PROVIDED DATA.
—————
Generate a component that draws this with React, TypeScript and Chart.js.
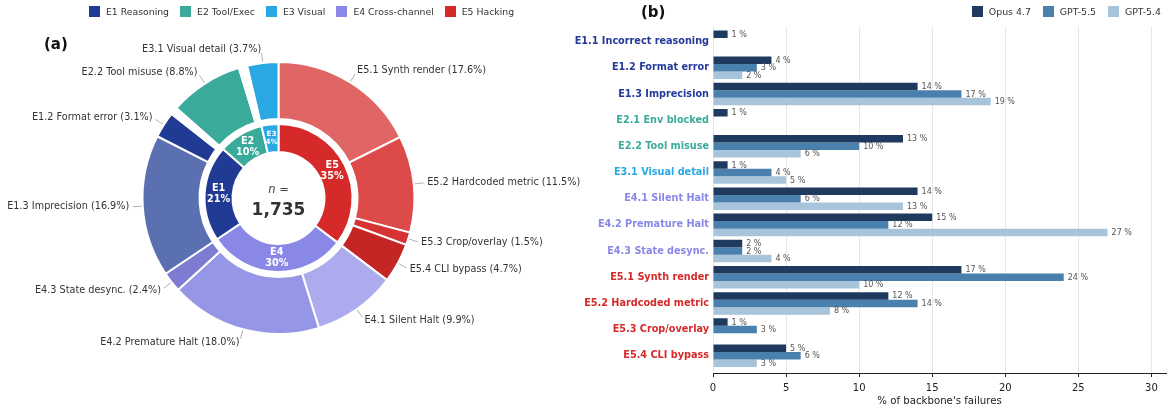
—————
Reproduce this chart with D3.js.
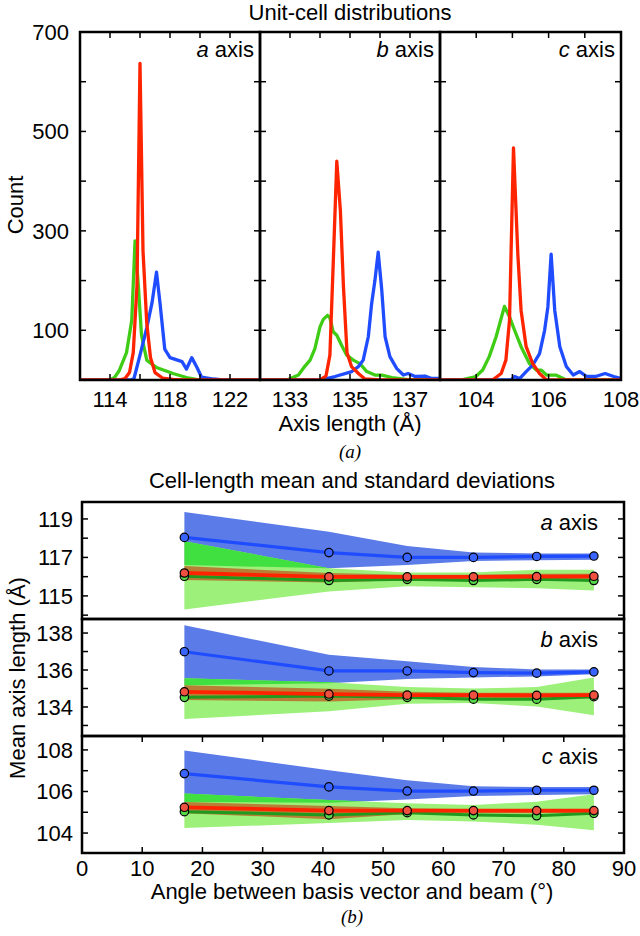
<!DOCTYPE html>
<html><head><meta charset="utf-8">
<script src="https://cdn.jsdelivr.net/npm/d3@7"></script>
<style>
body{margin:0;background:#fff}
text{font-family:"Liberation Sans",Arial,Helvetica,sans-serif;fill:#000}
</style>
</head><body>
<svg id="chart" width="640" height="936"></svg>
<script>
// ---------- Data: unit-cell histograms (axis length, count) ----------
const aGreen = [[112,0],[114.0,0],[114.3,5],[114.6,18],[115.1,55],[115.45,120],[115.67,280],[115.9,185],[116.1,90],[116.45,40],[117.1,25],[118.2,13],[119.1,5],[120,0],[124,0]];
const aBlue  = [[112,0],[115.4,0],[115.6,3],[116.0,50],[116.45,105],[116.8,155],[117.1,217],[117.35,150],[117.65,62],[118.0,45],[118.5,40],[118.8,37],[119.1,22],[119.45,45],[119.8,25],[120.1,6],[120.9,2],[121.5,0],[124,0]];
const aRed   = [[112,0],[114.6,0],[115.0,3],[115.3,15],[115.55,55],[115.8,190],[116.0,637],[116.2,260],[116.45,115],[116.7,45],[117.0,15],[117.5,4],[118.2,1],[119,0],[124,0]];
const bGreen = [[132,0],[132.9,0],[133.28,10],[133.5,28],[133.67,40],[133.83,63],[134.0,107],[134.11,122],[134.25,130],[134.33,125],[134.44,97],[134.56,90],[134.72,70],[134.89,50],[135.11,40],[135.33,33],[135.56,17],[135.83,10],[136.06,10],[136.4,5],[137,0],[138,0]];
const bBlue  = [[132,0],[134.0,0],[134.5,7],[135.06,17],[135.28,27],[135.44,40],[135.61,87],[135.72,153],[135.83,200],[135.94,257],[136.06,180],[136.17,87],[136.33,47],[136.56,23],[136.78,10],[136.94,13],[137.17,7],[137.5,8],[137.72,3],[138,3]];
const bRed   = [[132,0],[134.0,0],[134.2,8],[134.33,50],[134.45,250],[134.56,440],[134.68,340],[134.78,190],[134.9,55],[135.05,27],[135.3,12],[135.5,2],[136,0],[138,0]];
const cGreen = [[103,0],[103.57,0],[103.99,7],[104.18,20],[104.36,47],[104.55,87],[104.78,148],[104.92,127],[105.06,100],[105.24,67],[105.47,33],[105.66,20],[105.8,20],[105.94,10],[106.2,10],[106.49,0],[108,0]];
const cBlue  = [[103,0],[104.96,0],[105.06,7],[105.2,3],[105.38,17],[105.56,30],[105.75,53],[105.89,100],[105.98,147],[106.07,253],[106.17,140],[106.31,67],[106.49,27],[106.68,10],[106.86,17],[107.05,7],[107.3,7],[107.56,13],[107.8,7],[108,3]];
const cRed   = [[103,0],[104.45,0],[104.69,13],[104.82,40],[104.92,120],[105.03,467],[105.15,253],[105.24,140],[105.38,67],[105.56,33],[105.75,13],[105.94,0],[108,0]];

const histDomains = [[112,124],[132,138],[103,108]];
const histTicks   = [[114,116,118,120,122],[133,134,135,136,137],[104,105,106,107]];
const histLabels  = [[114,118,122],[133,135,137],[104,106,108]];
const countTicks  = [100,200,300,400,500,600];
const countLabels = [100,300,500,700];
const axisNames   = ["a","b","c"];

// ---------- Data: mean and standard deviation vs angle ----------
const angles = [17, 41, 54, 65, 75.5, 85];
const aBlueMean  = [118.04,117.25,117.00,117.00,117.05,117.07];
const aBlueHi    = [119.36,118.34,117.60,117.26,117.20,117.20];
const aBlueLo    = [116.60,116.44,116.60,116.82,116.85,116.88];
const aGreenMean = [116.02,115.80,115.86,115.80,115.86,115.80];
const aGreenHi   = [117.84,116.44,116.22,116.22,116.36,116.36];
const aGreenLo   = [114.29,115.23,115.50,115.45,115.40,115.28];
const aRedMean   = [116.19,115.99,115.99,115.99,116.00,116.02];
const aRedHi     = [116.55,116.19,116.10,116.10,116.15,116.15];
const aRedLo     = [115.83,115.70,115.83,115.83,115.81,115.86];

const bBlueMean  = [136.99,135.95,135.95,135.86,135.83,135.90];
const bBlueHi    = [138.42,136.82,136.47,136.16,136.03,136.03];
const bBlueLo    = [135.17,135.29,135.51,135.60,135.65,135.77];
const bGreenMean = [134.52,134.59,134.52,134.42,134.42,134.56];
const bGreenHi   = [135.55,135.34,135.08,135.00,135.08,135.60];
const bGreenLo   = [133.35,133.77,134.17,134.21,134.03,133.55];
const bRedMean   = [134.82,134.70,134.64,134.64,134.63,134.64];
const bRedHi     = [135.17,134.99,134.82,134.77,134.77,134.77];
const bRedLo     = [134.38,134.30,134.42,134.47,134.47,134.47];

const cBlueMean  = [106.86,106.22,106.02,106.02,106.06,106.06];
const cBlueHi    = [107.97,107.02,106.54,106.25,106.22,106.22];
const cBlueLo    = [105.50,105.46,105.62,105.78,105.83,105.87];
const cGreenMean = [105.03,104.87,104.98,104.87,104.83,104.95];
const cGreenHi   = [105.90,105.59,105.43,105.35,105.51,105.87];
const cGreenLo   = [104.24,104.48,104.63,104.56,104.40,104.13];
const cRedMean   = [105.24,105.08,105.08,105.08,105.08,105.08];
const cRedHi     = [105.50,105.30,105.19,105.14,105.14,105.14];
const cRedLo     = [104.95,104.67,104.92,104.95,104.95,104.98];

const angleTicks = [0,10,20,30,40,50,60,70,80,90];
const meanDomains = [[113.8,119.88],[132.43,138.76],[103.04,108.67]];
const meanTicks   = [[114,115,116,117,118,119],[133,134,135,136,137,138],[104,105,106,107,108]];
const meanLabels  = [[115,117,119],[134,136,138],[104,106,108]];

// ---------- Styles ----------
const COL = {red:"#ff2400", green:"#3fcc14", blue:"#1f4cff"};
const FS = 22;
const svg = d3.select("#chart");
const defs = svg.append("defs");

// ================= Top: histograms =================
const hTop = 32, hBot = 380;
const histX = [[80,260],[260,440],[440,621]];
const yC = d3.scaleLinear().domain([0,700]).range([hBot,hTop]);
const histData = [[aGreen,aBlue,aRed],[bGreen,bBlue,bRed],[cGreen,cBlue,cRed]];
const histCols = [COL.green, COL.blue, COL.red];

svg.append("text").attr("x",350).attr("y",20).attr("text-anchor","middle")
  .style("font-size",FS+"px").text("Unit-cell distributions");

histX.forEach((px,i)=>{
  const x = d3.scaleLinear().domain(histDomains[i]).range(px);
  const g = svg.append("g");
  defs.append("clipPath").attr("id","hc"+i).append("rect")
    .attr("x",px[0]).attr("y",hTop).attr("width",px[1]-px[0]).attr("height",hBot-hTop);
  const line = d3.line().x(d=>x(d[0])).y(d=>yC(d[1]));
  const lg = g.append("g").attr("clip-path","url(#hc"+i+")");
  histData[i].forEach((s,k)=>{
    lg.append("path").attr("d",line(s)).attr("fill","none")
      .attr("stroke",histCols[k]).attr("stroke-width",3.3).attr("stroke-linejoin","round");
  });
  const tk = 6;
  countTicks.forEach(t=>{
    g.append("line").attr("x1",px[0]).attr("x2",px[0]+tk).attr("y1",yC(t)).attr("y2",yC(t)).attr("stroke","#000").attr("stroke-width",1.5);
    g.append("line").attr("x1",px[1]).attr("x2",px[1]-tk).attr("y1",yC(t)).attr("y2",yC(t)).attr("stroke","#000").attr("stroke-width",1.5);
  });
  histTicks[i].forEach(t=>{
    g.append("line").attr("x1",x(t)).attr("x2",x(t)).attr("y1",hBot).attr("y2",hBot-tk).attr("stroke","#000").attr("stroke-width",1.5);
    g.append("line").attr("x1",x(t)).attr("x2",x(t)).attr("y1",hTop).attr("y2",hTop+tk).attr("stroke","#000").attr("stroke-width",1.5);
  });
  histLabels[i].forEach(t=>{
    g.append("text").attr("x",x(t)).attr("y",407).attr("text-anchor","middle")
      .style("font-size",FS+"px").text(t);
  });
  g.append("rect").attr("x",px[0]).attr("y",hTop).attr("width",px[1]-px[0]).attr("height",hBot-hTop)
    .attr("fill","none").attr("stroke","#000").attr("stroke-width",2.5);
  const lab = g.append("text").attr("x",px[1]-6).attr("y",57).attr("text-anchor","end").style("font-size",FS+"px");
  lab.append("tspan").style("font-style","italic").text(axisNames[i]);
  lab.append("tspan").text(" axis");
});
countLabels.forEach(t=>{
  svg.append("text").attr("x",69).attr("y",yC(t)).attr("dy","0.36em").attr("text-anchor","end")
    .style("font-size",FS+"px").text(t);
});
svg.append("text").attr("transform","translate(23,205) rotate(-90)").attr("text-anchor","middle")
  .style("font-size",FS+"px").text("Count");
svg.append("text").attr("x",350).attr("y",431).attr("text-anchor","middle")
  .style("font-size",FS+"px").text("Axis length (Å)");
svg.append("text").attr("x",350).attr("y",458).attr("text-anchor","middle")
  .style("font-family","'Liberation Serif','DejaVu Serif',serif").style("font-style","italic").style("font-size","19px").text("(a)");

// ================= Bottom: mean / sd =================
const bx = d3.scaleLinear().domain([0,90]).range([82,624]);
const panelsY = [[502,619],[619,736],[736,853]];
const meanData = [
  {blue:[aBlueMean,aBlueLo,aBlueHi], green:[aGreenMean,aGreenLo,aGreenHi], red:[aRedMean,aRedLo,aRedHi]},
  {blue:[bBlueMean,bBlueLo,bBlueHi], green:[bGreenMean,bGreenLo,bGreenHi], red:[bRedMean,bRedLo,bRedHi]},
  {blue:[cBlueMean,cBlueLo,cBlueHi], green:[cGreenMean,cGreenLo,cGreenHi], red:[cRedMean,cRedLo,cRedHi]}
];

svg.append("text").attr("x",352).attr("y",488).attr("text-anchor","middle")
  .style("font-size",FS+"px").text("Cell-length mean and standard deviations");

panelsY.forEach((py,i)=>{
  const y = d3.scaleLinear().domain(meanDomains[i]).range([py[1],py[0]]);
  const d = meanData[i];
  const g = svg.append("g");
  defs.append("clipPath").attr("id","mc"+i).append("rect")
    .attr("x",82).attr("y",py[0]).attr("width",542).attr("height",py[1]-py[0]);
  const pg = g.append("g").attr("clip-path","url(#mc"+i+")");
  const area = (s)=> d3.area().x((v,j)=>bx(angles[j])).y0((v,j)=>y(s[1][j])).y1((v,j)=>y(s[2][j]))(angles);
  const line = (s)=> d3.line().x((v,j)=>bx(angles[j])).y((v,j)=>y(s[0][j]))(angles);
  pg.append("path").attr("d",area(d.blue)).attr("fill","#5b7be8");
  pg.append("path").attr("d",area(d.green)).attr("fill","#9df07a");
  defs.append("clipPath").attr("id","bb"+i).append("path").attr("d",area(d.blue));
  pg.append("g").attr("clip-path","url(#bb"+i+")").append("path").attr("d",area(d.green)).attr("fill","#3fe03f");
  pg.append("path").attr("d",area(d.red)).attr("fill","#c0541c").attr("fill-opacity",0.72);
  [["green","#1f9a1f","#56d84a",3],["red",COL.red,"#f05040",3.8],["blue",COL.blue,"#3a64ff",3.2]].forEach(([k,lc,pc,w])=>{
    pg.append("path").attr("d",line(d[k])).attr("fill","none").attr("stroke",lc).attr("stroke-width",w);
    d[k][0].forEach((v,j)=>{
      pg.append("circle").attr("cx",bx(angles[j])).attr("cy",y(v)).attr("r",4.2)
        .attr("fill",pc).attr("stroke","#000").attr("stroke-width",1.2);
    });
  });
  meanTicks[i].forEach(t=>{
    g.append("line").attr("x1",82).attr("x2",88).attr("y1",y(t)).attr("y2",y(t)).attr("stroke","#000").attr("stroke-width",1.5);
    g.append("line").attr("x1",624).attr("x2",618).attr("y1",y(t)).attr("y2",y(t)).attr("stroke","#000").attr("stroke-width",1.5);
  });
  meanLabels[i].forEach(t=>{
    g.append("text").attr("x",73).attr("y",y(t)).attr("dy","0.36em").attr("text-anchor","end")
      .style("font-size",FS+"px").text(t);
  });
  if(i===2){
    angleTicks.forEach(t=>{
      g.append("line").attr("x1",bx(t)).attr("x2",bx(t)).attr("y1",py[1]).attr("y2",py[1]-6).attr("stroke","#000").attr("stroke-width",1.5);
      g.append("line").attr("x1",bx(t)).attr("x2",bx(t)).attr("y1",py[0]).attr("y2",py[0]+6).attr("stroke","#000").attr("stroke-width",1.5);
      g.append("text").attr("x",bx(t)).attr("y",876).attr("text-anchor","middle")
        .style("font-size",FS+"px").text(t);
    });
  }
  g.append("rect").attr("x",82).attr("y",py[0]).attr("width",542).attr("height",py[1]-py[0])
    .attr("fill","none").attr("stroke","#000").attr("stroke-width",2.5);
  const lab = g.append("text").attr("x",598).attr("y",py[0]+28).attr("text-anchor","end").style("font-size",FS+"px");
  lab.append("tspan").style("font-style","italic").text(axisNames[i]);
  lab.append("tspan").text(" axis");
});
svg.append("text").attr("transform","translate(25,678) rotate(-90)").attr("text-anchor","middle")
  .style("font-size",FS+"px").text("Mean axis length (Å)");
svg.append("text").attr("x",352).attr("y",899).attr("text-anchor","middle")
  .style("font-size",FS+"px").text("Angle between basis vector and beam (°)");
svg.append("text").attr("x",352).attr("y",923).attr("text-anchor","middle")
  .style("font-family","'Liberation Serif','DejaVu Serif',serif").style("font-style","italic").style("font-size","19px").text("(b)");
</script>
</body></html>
—————
WRITTEN PROBLEM. Return only the number of lines in the entries that contain the string "with".

TASK RESULT. 2